/---

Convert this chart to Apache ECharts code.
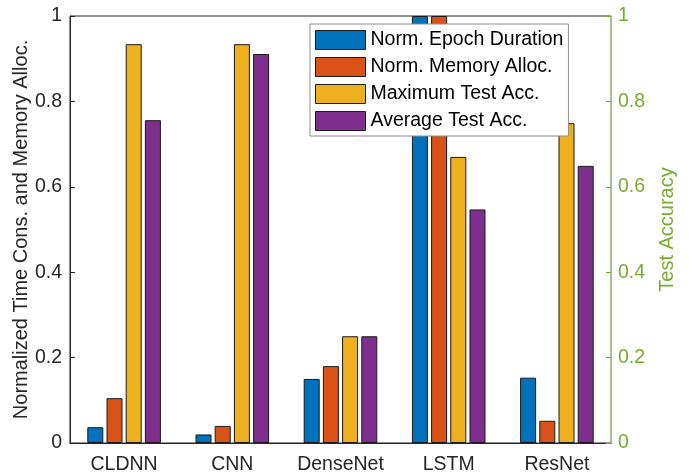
<!DOCTYPE html>
<html>
<head>
<meta charset="utf-8">
<script src="https://cdn.jsdelivr.net/npm/echarts@6/dist/echarts.min.js"></script>
<style>
  html, body { margin: 0; padding: 0; background: #fff; }
  #chart { width: 689px; height: 473px; }
</style>
</head>
<body>
<div id="chart"></div>
<script>
// data
var categories = ['CLDNN', 'CNN', 'DenseNet', 'LSTM', 'ResNet'];
var seriesNames = ['Norm. Epoch Duration', 'Norm. Memory Alloc.', 'Maximum Test Acc.', 'Average Test Acc.'];
var epochDuration = [0.037, 0.020, 0.150, 1.0, 0.153];
var memoryAlloc = [0.105, 0.040, 0.180, 1.0, 0.052];
var maxTestAcc = [0.934, 0.934, 0.250, 0.670, 0.749];
var avgTestAcc = [0.756, 0.911, 0.250, 0.547, 0.649];

var colors = ['#0072BD', '#D95319', '#EDB120', '#7E2F8E'];
var green = '#77AC30';
var font = 'Liberation Sans, Arial, sans-serif';

var chart = echarts.init(document.getElementById('chart'));

function bar(i, data, yIdx) {
  return {
    name: seriesNames[i],
    type: 'bar',
    yAxisIndex: yIdx,
    data: data,
    barWidth: 16,
    barGap: '20%',
    itemStyle: { color: colors[i], borderColor: '#1a1a1a', borderWidth: 1 },
    emphasis: { disabled: true }
  };
}

chart.setOption({
  animation: false,
  textStyle: { fontFamily: font },
  grid: {
    left: 70, right: 78, top: 16, bottom: 30,
    containLabel: false, outerBoundsMode: 'none',
    show: true, borderColor: '#262626', borderWidth: 1, backgroundColor: '#fff'
  },
  legend: {
    orient: 'vertical',
    left: 310, top: 24,
    padding: [6, 5, 5, 5],
    itemWidth: 50, itemHeight: 19, itemGap: 7,
    backgroundColor: '#fff',
    borderColor: '#8c8c8c', borderWidth: 1,
    borderRadius: 0,
    icon: 'rect',
    itemStyle: { borderWidth: 1, borderColor: '#1a1a1a' },
    textStyle: { fontSize: 19.5, lineHeight: 19, color: '#000', fontFamily: font },
    data: seriesNames
  },
  xAxis: [{
    type: 'category',
    data: categories,
    axisLine: { lineStyle: { color: '#262626' } },
    axisTick: { inside: true, alignWithLabel: true, length: 5, lineStyle: { color: '#262626' } },
    axisLabel: { interval: 0, fontSize: 19.5, color: '#262626', margin: 12 }
  }, {
    type: 'category',
    position: 'top',
    data: categories,
    axisLine: { lineStyle: { color: '#262626' } },
    axisTick: { inside: true, alignWithLabel: true, length: 5, lineStyle: { color: '#262626' } },
    axisLabel: { show: false }
  }],
  yAxis: [{
    type: 'value',
    min: 0, max: 1, interval: 0.2,
    name: 'Normalized Time Cons. and Memory Alloc.',
    nameLocation: 'middle', nameGap: 39, nameRotate: 90, nameMoveOverlap: false,
    nameTextStyle: { fontSize: 20, color: '#262626' },
    splitLine: { show: false },
    axisLine: { show: true, lineStyle: { color: '#262626' } },
    axisTick: { show: true, inside: true, length: 5, lineStyle: { color: '#262626' } },
    axisLabel: { fontSize: 19.5, color: '#262626', margin: 8 }
  }, {
    type: 'value',
    position: 'right',
    min: 0, max: 1, interval: 0.2,
    name: 'Test Accuracy',
    nameLocation: 'middle', nameGap: 46, nameRotate: 90, nameMoveOverlap: false,
    nameTextStyle: { fontSize: 20, color: green },
    splitLine: { show: false },
    axisLine: { show: true, lineStyle: { color: '#b3d18c', width: 1.5 } },
    axisTick: { show: true, inside: true, length: 5, lineStyle: { color: green } },
    axisLabel: { fontSize: 19.5, color: green, margin: 7 }
  }],
  series: [
    bar(0, epochDuration, 0),
    bar(1, memoryAlloc, 0),
    bar(2, maxTestAcc, 1),
    bar(3, avgTestAcc, 1)
  ]
});
</script>
</body>
</html>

\---

Task objective: Ignore the images and quote every line of the listing exactly.

Result for this task:
Convert this chart to Apache ECharts code.
<!DOCTYPE html>
<html>
<head>
<meta charset="utf-8">
<script src="https://cdn.jsdelivr.net/npm/echarts@6/dist/echarts.min.js"></script>
<style>
  html, body { margin: 0; padding: 0; background: #fff; }
  #chart { width: 689px; height: 473px; }
</style>
</head>
<body>
<div id="chart"></div>
<script>
// data
var categories = ['CLDNN', 'CNN', 'DenseNet', 'LSTM', 'ResNet'];
var seriesNames = ['Norm. Epoch Duration', 'Norm. Memory Alloc.', 'Maximum Test Acc.', 'Average Test Acc.'];
var epochDuration = [0.037, 0.020, 0.150, 1.0, 0.153];
var memoryAlloc = [0.105, 0.040, 0.180, 1.0, 0.052];
var maxTestAcc = [0.934, 0.934, 0.250, 0.670, 0.749];
var avgTestAcc = [0.756, 0.911, 0.250, 0.547, 0.649];

var colors = ['#0072BD', '#D95319', '#EDB120', '#7E2F8E'];
var green = '#77AC30';
var font = 'Liberation Sans, Arial, sans-serif';

var chart = echarts.init(document.getElementById('chart'));

function bar(i, data, yIdx) {
  return {
    name: seriesNames[i],
    type: 'bar',
    yAxisIndex: yIdx,
    data: data,
    barWidth: 16,
    barGap: '20%',
    itemStyle: { color: colors[i], borderColor: '#1a1a1a', borderWidth: 1 },
    emphasis: { disabled: true }
  };
}

chart.setOption({
  animation: false,
  textStyle: { fontFamily: font },
  grid: {
    left: 70, right: 78, top: 16, bottom: 30,
    containLabel: false, outerBoundsMode: 'none',
    show: true, borderColor: '#262626', borderWidth: 1, backgroundColor: '#fff'
  },
  legend: {
    orient: 'vertical',
    left: 310, top: 24,
    padding: [6, 5, 5, 5],
    itemWidth: 50, itemHeight: 19, itemGap: 7,
    backgroundColor: '#fff',
    borderColor: '#8c8c8c', borderWidth: 1,
    borderRadius: 0,
    icon: 'rect',
    itemStyle: { borderWidth: 1, borderColor: '#1a1a1a' },
    textStyle: { fontSize: 19.5, lineHeight: 19, color: '#000', fontFamily: font },
    data: seriesNames
  },
  xAxis: [{
    type: 'category',
    data: categories,
    axisLine: { lineStyle: { color: '#262626' } },
    axisTick: { inside: true, alignWithLabel: true, length: 5, lineStyle: { color: '#262626' } },
    axisLabel: { interval: 0, fontSize: 19.5, color: '#262626', margin: 12 }
  }, {
    type: 'category',
    position: 'top',
    data: categories,
    axisLine: { lineStyle: { color: '#262626' } },
    axisTick: { inside: true, alignWithLabel: true, length: 5, lineStyle: { color: '#262626' } },
    axisLabel: { show: false }
  }],
  yAxis: [{
    type: 'value',
    min: 0, max: 1, interval: 0.2,
    name: 'Normalized Time Cons. and Memory Alloc.',
    nameLocation: 'middle', nameGap: 39, nameRotate: 90, nameMoveOverlap: false,
    nameTextStyle: { fontSize: 20, color: '#262626' },
    splitLine: { show: false },
    axisLine: { show: true, lineStyle: { color: '#262626' } },
    axisTick: { show: true, inside: true, length: 5, lineStyle: { color: '#262626' } },
    axisLabel: { fontSize: 19.5, color: '#262626', margin: 8 }
  }, {
    type: 'value',
    position: 'right',
    min: 0, max: 1, interval: 0.2,
    name: 'Test Accuracy',
    nameLocation: 'middle', nameGap: 46, nameRotate: 90, nameMoveOverlap: false,
    nameTextStyle: { fontSize: 20, color: green },
    splitLine: { show: false },
    axisLine: { show: true, lineStyle: { color: '#b3d18c', width: 1.5 } },
    axisTick: { show: true, inside: true, length: 5, lineStyle: { color: green } },
    axisLabel: { fontSize: 19.5, color: green, margin: 7 }
  }],
  series: [
    bar(0, epochDuration, 0),
    bar(1, memoryAlloc, 0),
    bar(2, maxTestAcc, 1),
    bar(3, avgTestAcc, 1)
  ]
});
</script>
</body>
</html>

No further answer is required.